Reservoir computing using networks of memristors: effects of topology and heterogeneity

Abstract

Reservoir computing (RC) has attracted significant interest as a framework for the implementation of novel neuromorphic computing architectures. Previously attention has been focussed on software-based reservoirs, where it has been demonstrated that reservoir topology plays a role in task performance, and functional advantage has been attributed to small-world and scale-free connectivity. However in hardware systems, such as electronic memristor networks, the mechanisms responsible for the reservoir dynamics are very different and the role of reservoir topology is largely unknown. Here we compare the performance of a range of memristive reservoirs in several RC tasks that are chosen to highlight different system requirements.
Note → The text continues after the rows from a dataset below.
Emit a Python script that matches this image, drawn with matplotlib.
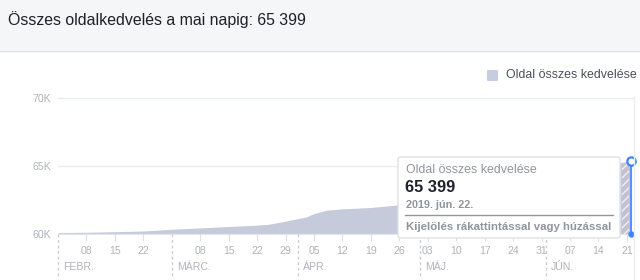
import matplotlib
matplotlib.use("Agg")
import matplotlib.pyplot as plt
import matplotlib.dates as mdates
from matplotlib.patches import Rectangle, FancyBboxPatch
import numpy as np
import datetime as dt

plt.rcParams['font.family'] = ['Liberation Sans', 'DejaVu Sans']

# ---- data ----
dates = ["2019-02-01", "2019-02-08", "2019-02-15", "2019-02-22", "2019-03-01",
         "2019-03-08", "2019-03-15", "2019-03-22", "2019-03-25", "2019-03-29",
         "2019-04-03", "2019-04-05", "2019-04-08", "2019-04-12", "2019-04-19",
         "2019-04-26", "2019-05-03", "2019-05-10", "2019-05-17", "2019-05-24",
         "2019-05-31", "2019-06-07", "2019-06-14", "2019-06-22"]
likes = [60100, 60130, 60170, 60220, 60350, 60450, 60550, 60650, 60720, 60950,
         61250, 61500, 61750, 61850, 61950, 62150, 62500, 62850, 63200, 63600,
         64000, 64500, 64950, 65399]
ytick_vals = [60000, 65000, 70000]
ytick_labels = ["60K", "65K", "70K"]
week_ticks = ["2019-02-08", "2019-02-15", "2019-02-22", "2019-03-08", "2019-03-15",
              "2019-03-22", "2019-03-29", "2019-04-05", "2019-04-12", "2019-04-19",
              "2019-04-26", "2019-05-03", "2019-05-10", "2019-05-17", "2019-05-24",
              "2019-05-31", "2019-06-07", "2019-06-14", "2019-06-21"]
month_starts = ["2019-02-01", "2019-03-01", "2019-04-01", "2019-05-01", "2019-06-01"]
month_labels = ["FEBR.", "MÁRC.", "ÁPR.", "MÁJ.", "JÚN."]
title = "Összes oldalkedvelés a mai napig: 65 399"
series_name = "Oldal összes kedvelése"
tip_value = "65 399"
tip_date = "2019. jún. 22."
tip_hint = "Kijelölés rákattintással vagy húzással"

to_d = lambda s: mdates.date2num(dt.datetime.strptime(s, "%Y-%m-%d"))
x = np.array([to_d(d) for d in dates])
y = np.array(likes)

W, H = 640, 280
fig = plt.figure(figsize=(W / 100, H / 100), dpi=100)
fig.patch.set_facecolor("white")

def fx(px): return px / W
def fy(py): return 1 - py / H

# header band
fig.patches.append(Rectangle((0, fy(50)), 1, 1 - fy(50), transform=fig.transFigure,
                             facecolor="#f5f6f7", edgecolor="none", zorder=0))
fig.add_artist(plt.Line2D([0, 1], [fy(50.5), fy(50.5)], transform=fig.transFigure,
                          color="#dddfe2", lw=1))
fig.text(fx(8), fy(20), title, fontsize=11.4, color="#1d2129", va="center", ha="left")

# legend
fig.patches.append(FancyBboxPatch((fx(487), fy(81)), fx(11), 11 / H,
                                  boxstyle="round,pad=0,rounding_size=0.003",
                                  transform=fig.transFigure, facecolor="#c7cde0",
                                  edgecolor="none"))
fig.text(fx(506), fy(75), series_name, fontsize=8.9, color="#4b4f56", va="center", ha="left")

# axes
left, right, top, bottom = 58, 631, 98, 234
ax = fig.add_axes([fx(left), fy(bottom), fx(right - left), fy(top) - fy(bottom)])
ax.set_facecolor("none")
ax.set_xlim(to_d("2019-02-01"), to_d("2019-06-22"))
ax.set_ylim(60000, 70000)
for s in ax.spines.values():
    s.set_visible(False)

for v in ytick_vals[1:]:
    ax.axhline(v, color="#e9ebee", lw=1, zorder=0, clip_on=False, xmax=1.004)
ax.axhline(60000, color="#dddfe2", lw=1, zorder=3)

ax.fill_between(x, 60000, y, color="#c6cbdc", lw=0, zorder=2)

ax.set_yticks(ytick_vals)
ax.set_yticklabels(ytick_labels, fontsize=7.6, color="#b0b3b9")
ax.tick_params(axis="y", length=0, pad=5)

wt = [to_d(d) for d in week_ticks]
ax.set_xticks(wt)
ax.set_xticklabels([d[-2:] for d in week_ticks], fontsize=7.6, color="#b0b3b9")
ax.tick_params(axis="x", length=5, color="#dddfe2", pad=4)

trans = ax.get_xaxis_transform()
for ms, ml in zip(month_starts, month_labels):
    m = to_d(ms)
    ax.plot([m, m], [0, -44 / 136], transform=trans, color="#c9ccd1", lw=1,
            ls=(0, (2, 2)), clip_on=False)
    ax.annotate(ml, xy=(m, 0), xycoords=trans, xytext=(5, -33), textcoords="offset pixels",
                fontsize=7.6, color="#b0b3b9", ha="left", va="center", annotation_clip=False)

# right border line
fig.add_artist(plt.Line2D([fx(633.5), fx(633.5)], [fy(96), fy(280)], transform=fig.transFigure,
                          color="#eceef1", lw=1))

# selection band + marker
last = x[-1]
ax.add_patch(Rectangle((last - 2.2, 60000), 1.8, y[-1] - 60000 - 250, facecolor="#c0c3ca",
                       edgecolor="#eef0f3", hatch="////", lw=0, zorder=4))
ax.plot([last, last], [60000, y[-1]], color="#5890ff", lw=1.5, zorder=5, clip_on=False)
ax.plot([last], [y[-1]], marker="o", ms=6, mfc="white", mec="#4080ff", mew=1.6,
        zorder=6, clip_on=False)
ax.plot([last], [60000], marker="o", ms=3.5, color="#4080ff", zorder=6, clip_on=False)

# tooltip
tip = FancyBboxPatch((fx(398), fy(238)), fx(222), (238 - 157) / H,
                     boxstyle="round,pad=0,rounding_size=0.006", transform=fig.transFigure,
                     facecolor="white", edgecolor="#dfe1e5", lw=1, zorder=10)
fig.patches.append(tip)
fig.text(fx(406), fy(170), series_name, fontsize=8.9, color="#90949c", va="center", zorder=11)
fig.text(fx(405), fy(187), tip_value, fontsize=11.8, color="#1d2129", weight="bold",
         va="center", zorder=11)
fig.text(fx(406), fy(205), tip_date, fontsize=7.8, color="#90949c", weight="bold",
         va="center", zorder=11)
fig.add_artist(plt.Line2D([fx(405), fx(613)], [fy(214.5), fy(214.5)], transform=fig.transFigure,
                          color="#90949c", lw=1, zorder=11))
fig.text(fx(406), fy(227), tip_hint, fontsize=8.2, color="#90949c", weight="bold",
         va="center", zorder=11)

fig.savefig("out.png", dpi=100)
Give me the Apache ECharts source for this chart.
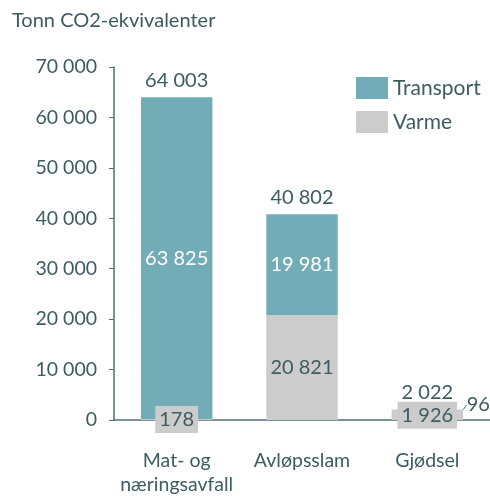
<!DOCTYPE html>
<html>
<head>
<meta charset="utf-8">
<script src="https://cdn.jsdelivr.net/npm/echarts@6/dist/echarts.min.js"></script>
<style>
  html, body { margin: 0; padding: 0; background: #fff; }
  #chart { width: 490px; height: 498px; }
</style>
</head>
<body>
<div id="chart"></div>
<script>
const categories = ['Mat- og\nnæringsavfall', 'Avløpsslam', 'Gjødsel']
const varme = [178, 20821, 1926]
const transport = [63825, 19981, 96]
const totals = [64003, 40802, 2022]
const yTicks = [0, 10000, 20000, 30000, 40000, 50000, 60000, 70000]

const textColor = '#3d5c5f'
const axisColor = '#4f6f72'
const tealColor = '#72adb7'
const greyColor = '#cccccc'
const font = 'Lato'

function fmt(v) {
  return String(v).replace(/\B(?=(\d{3})+(?!\d))/g, ' ')
}

const chart = echarts.init(document.getElementById('chart'))

// small varme values get a grey box so they stay readable on the axis
const varmeData = varme.map(v => {
  if (v < 5000) {
    return { value: v, label: { backgroundColor: greyColor, padding: [4, 4, 3, 4] } }
  }
  return { value: v }
})

// the tiny transport value is moved out to the right with a leader line
const transportData = transport.map(v => {
  if (v < 1000) {
    return {
      value: v,
      label: { color: textColor },
      labelLine: { show: true, lineStyle: { color: axisColor, width: 1 } }
    }
  }
  return { value: v }
})

chart.setOption({
  animation: false,
  textStyle: { fontFamily: font },
  title: {
    text: 'Tonn CO2-ekvivalenter',
    left: 7,
    top: 6,
    textStyle: { fontFamily: font, fontSize: 20, fontWeight: 'normal', color: textColor }
  },
  legend: {
    data: ['Transport', 'Varme'],
    orient: 'vertical',
    left: 351,
    top: 72,
    itemWidth: 32,
    itemHeight: 22,
    itemGap: 12,
    icon: 'rect',
    textStyle: { fontFamily: font, fontSize: 21, color: textColor }
  },
  grid: {
    left: 114,
    right: 0,
    top: 67,
    bottom: 78
  },
  xAxis: {
    type: 'category',
    data: categories,
    axisLine: { lineStyle: { color: axisColor, width: 1.5 } },
    axisTick: { show: false },
    axisLabel: {
      interval: 0,
      color: textColor,
      fontFamily: font,
      fontSize: 19.5,
      lineHeight: 24,
      margin: 29
    }
  },
  yAxis: {
    type: 'value',
    min: yTicks[0],
    max: yTicks[yTicks.length - 1],
    interval: yTicks[1] - yTicks[0],
    axisLine: { show: true, lineStyle: { color: axisColor, width: 1.5 } },
    axisTick: { show: true, length: 5, lineStyle: { color: axisColor } },
    splitLine: { show: false },
    axisLabel: {
      color: textColor,
      fontFamily: font,
      fontSize: 19.5,
      margin: 17,
      formatter: v => fmt(v)
    }
  },
  series: [
    {
      name: 'Varme',
      type: 'bar',
      stack: 'sum',
      barWidth: '57%',
      itemStyle: { color: greyColor },
      label: {
        show: true,
        position: 'inside',
        color: textColor,
        fontFamily: font,
        fontSize: 20,
        formatter: p => fmt(p.value)
      },
      data: varmeData
    },
    {
      name: 'Transport',
      type: 'bar',
      stack: 'sum',
      itemStyle: { color: tealColor },
      label: {
        show: true,
        position: 'inside',
        color: '#ffffff',
        fontFamily: font,
        fontSize: 20,
        formatter: p => fmt(p.value)
      },
      labelLayout: p => (p.dataIndex === 2 ? { dx: 51, dy: -5 } : {}),
      data: transportData
    },
    {
      name: 'Total',
      type: 'bar',
      stack: 'sum',
      silent: true,
      itemStyle: { color: 'transparent' },
      label: {
        show: true,
        position: 'top',
        distance: 7,
        color: textColor,
        fontFamily: font,
        fontSize: 20,
        formatter: p => fmt(totals[p.dataIndex])
      },
      data: totals.map(() => 0)
    }
  ]
})
</script>
</body>
</html>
We focus on percolating networks of nanoparticles (PNNs) which are novel self-assembled nanoscale systems that exhibit scale-free and small-world properties. We find that the performance of regular arrays of uniform memristive elements is limited by their symmetry but that this symmetry can be broken either by a heterogeneous distribution of memristor properties or a scale-free topology. The best perfomance across all tasks is observed for a scale-free network with uniform memistor properties. These results provide insight into the role of topology in neuromorphic reservoirs as well as an overview of the computational performance of scale-free networks of memristors in a range of benchmark tasks.